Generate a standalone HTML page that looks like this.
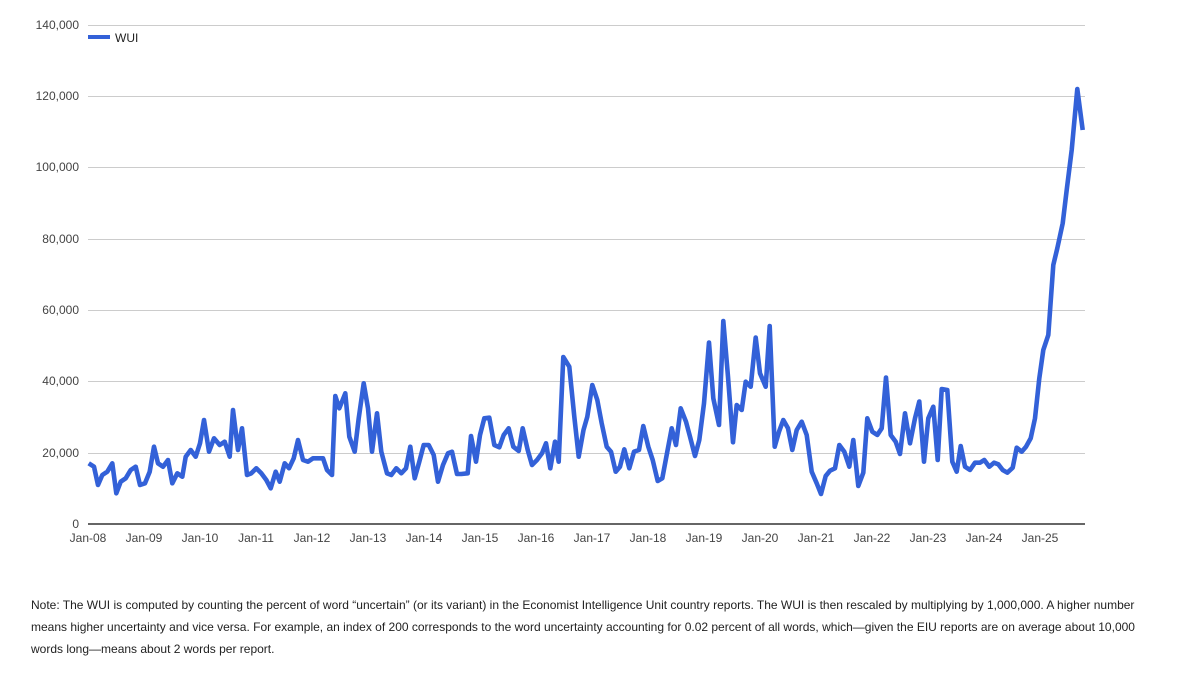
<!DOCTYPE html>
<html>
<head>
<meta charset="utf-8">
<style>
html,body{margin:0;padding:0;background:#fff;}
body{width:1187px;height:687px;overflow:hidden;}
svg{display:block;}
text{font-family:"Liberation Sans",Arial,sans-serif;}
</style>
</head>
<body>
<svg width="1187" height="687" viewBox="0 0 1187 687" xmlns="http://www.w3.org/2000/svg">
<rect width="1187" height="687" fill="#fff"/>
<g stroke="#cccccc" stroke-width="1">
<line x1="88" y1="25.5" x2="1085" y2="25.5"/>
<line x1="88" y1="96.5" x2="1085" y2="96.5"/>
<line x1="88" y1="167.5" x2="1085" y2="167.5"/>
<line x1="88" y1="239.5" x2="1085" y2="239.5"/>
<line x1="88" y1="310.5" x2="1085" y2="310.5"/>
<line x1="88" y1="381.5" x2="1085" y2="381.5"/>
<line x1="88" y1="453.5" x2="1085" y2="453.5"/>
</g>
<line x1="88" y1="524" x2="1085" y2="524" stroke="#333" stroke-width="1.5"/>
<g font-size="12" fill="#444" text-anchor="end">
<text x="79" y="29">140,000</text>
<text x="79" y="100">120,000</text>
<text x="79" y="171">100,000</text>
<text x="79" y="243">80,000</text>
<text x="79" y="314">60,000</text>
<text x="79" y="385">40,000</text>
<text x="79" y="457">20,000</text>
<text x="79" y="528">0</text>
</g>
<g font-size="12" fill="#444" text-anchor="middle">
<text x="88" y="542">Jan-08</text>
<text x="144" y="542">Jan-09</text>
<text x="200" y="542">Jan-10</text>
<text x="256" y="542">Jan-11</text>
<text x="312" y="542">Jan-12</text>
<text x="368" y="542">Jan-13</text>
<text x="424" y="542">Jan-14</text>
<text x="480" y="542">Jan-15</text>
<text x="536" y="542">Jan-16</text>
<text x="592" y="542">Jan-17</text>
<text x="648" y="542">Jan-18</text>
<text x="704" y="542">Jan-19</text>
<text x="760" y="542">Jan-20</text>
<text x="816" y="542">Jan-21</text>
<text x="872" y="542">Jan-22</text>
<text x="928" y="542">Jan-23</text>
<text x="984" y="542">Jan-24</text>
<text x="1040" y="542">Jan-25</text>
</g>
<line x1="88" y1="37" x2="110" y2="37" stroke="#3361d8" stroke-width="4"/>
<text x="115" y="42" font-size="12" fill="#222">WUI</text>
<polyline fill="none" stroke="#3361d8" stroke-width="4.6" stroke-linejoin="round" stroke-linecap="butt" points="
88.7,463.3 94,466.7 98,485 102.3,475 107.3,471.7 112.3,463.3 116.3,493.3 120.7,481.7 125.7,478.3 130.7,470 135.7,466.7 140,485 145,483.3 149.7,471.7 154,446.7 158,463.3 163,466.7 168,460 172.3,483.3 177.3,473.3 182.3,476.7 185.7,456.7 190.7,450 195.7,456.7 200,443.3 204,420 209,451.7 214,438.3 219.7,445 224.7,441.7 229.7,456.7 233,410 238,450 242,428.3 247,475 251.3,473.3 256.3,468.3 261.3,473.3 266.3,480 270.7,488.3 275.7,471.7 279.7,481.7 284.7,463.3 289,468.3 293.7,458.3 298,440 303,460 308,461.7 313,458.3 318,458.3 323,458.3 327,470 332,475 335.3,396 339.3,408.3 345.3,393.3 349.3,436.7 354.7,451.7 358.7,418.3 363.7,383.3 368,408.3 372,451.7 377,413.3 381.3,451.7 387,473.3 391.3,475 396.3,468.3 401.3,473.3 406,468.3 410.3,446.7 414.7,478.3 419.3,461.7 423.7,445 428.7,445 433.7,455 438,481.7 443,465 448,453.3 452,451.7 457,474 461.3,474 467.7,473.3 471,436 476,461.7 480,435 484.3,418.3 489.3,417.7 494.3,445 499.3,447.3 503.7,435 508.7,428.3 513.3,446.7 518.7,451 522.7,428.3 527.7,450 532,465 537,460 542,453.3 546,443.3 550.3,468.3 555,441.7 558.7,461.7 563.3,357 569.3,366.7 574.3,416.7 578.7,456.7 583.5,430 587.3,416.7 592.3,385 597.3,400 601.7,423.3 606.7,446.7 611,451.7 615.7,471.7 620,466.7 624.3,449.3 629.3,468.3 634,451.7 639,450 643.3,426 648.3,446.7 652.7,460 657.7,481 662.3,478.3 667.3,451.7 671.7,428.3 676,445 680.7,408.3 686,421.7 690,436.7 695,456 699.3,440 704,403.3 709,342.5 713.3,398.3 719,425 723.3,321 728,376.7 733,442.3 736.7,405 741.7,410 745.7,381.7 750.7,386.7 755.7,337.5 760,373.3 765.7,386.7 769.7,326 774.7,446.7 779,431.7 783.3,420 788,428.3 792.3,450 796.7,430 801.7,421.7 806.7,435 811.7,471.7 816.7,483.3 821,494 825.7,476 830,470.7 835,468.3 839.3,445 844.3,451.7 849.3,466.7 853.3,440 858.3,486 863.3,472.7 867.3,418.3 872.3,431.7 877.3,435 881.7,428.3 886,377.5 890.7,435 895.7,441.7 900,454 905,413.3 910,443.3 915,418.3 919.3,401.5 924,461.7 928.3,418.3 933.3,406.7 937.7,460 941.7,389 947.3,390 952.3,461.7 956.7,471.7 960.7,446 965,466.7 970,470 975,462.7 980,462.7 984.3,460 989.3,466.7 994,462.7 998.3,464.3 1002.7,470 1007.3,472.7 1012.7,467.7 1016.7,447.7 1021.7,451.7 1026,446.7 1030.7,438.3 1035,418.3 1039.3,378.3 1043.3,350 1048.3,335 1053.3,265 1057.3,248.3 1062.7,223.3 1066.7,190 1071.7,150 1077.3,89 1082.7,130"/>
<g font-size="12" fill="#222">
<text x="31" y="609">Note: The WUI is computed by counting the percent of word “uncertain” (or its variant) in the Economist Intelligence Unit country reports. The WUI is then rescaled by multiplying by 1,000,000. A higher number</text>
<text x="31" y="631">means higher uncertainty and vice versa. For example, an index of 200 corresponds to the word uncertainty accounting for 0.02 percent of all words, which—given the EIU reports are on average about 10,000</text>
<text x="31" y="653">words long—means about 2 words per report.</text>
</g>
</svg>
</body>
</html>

○ ○ ○ ○ ○ ○ ○

Task requirements :: Without the pictures, copy the material exactly as given.

Response to this exercise ::
Generate a standalone HTML page that looks like this.
<!DOCTYPE html>
<html>
<head>
<meta charset="utf-8">
<style>
html,body{margin:0;padding:0;background:#fff;}
body{width:1187px;height:687px;overflow:hidden;}
svg{display:block;}
text{font-family:"Liberation Sans",Arial,sans-serif;}
</style>
</head>
<body>
<svg width="1187" height="687" viewBox="0 0 1187 687" xmlns="http://www.w3.org/2000/svg">
<rect width="1187" height="687" fill="#fff"/>
<g stroke="#cccccc" stroke-width="1">
<line x1="88" y1="25.5" x2="1085" y2="25.5"/>
<line x1="88" y1="96.5" x2="1085" y2="96.5"/>
<line x1="88" y1="167.5" x2="1085" y2="167.5"/>
<line x1="88" y1="239.5" x2="1085" y2="239.5"/>
<line x1="88" y1="310.5" x2="1085" y2="310.5"/>
<line x1="88" y1="381.5" x2="1085" y2="381.5"/>
<line x1="88" y1="453.5" x2="1085" y2="453.5"/>
</g>
<line x1="88" y1="524" x2="1085" y2="524" stroke="#333" stroke-width="1.5"/>
<g font-size="12" fill="#444" text-anchor="end">
<text x="79" y="29">140,000</text>
<text x="79" y="100">120,000</text>
<text x="79" y="171">100,000</text>
<text x="79" y="243">80,000</text>
<text x="79" y="314">60,000</text>
<text x="79" y="385">40,000</text>
<text x="79" y="457">20,000</text>
<text x="79" y="528">0</text>
</g>
<g font-size="12" fill="#444" text-anchor="middle">
<text x="88" y="542">Jan-08</text>
<text x="144" y="542">Jan-09</text>
<text x="200" y="542">Jan-10</text>
<text x="256" y="542">Jan-11</text>
<text x="312" y="542">Jan-12</text>
<text x="368" y="542">Jan-13</text>
<text x="424" y="542">Jan-14</text>
<text x="480" y="542">Jan-15</text>
<text x="536" y="542">Jan-16</text>
<text x="592" y="542">Jan-17</text>
<text x="648" y="542">Jan-18</text>
<text x="704" y="542">Jan-19</text>
<text x="760" y="542">Jan-20</text>
<text x="816" y="542">Jan-21</text>
<text x="872" y="542">Jan-22</text>
<text x="928" y="542">Jan-23</text>
<text x="984" y="542">Jan-24</text>
<text x="1040" y="542">Jan-25</text>
</g>
<line x1="88" y1="37" x2="110" y2="37" stroke="#3361d8" stroke-width="4"/>
<text x="115" y="42" font-size="12" fill="#222">WUI</text>
<polyline fill="none" stroke="#3361d8" stroke-width="4.6" stroke-linejoin="round" stroke-linecap="butt" points="
88.7,463.3 94,466.7 98,485 102.3,475 107.3,471.7 112.3,463.3 116.3,493.3 120.7,481.7 125.7,478.3 130.7,470 135.7,466.7 140,485 145,483.3 149.7,471.7 154,446.7 158,463.3 163,466.7 168,460 172.3,483.3 177.3,473.3 182.3,476.7 185.7,456.7 190.7,450 195.7,456.7 200,443.3 204,420 209,451.7 214,438.3 219.7,445 224.7,441.7 229.7,456.7 233,410 238,450 242,428.3 247,475 251.3,473.3 256.3,468.3 261.3,473.3 266.3,480 270.7,488.3 275.7,471.7 279.7,481.7 284.7,463.3 289,468.3 293.7,458.3 298,440 303,460 308,461.7 313,458.3 318,458.3 323,458.3 327,470 332,475 335.3,396 339.3,408.3 345.3,393.3 349.3,436.7 354.7,451.7 358.7,418.3 363.7,383.3 368,408.3 372,451.7 377,413.3 381.3,451.7 387,473.3 391.3,475 396.3,468.3 401.3,473.3 406,468.3 410.3,446.7 414.7,478.3 419.3,461.7 423.7,445 428.7,445 433.7,455 438,481.7 443,465 448,453.3 452,451.7 457,474 461.3,474 467.7,473.3 471,436 476,461.7 480,435 484.3,418.3 489.3,417.7 494.3,445 499.3,447.3 503.7,435 508.7,428.3 513.3,446.7 518.7,451 522.7,428.3 527.7,450 532,465 537,460 542,453.3 546,443.3 550.3,468.3 555,441.7 558.7,461.7 563.3,357 569.3,366.7 574.3,416.7 578.7,456.7 583.5,430 587.3,416.7 592.3,385 597.3,400 601.7,423.3 606.7,446.7 611,451.7 615.7,471.7 620,466.7 624.3,449.3 629.3,468.3 634,451.7 639,450 643.3,426 648.3,446.7 652.7,460 657.7,481 662.3,478.3 667.3,451.7 671.7,428.3 676,445 680.7,408.3 686,421.7 690,436.7 695,456 699.3,440 704,403.3 709,342.5 713.3,398.3 719,425 723.3,321 728,376.7 733,442.3 736.7,405 741.7,410 745.7,381.7 750.7,386.7 755.7,337.5 760,373.3 765.7,386.7 769.7,326 774.7,446.7 779,431.7 783.3,420 788,428.3 792.3,450 796.7,430 801.7,421.7 806.7,435 811.7,471.7 816.7,483.3 821,494 825.7,476 830,470.7 835,468.3 839.3,445 844.3,451.7 849.3,466.7 853.3,440 858.3,486 863.3,472.7 867.3,418.3 872.3,431.7 877.3,435 881.7,428.3 886,377.5 890.7,435 895.7,441.7 900,454 905,413.3 910,443.3 915,418.3 919.3,401.5 924,461.7 928.3,418.3 933.3,406.7 937.7,460 941.7,389 947.3,390 952.3,461.7 956.7,471.7 960.7,446 965,466.7 970,470 975,462.7 980,462.7 984.3,460 989.3,466.7 994,462.7 998.3,464.3 1002.7,470 1007.3,472.7 1012.7,467.7 1016.7,447.7 1021.7,451.7 1026,446.7 1030.7,438.3 1035,418.3 1039.3,378.3 1043.3,350 1048.3,335 1053.3,265 1057.3,248.3 1062.7,223.3 1066.7,190 1071.7,150 1077.3,89 1082.7,130"/>
<g font-size="12" fill="#222">
<text x="31" y="609">Note: The WUI is computed by counting the percent of word “uncertain” (or its variant) in the Economist Intelligence Unit country reports. The WUI is then rescaled by multiplying by 1,000,000. A higher number</text>
<text x="31" y="631">means higher uncertainty and vice versa. For example, an index of 200 corresponds to the word uncertainty accounting for 0.02 percent of all words, which—given the EIU reports are on average about 10,000</text>
<text x="31" y="653">words long—means about 2 words per report.</text>
</g>
</svg>
</body>
</html>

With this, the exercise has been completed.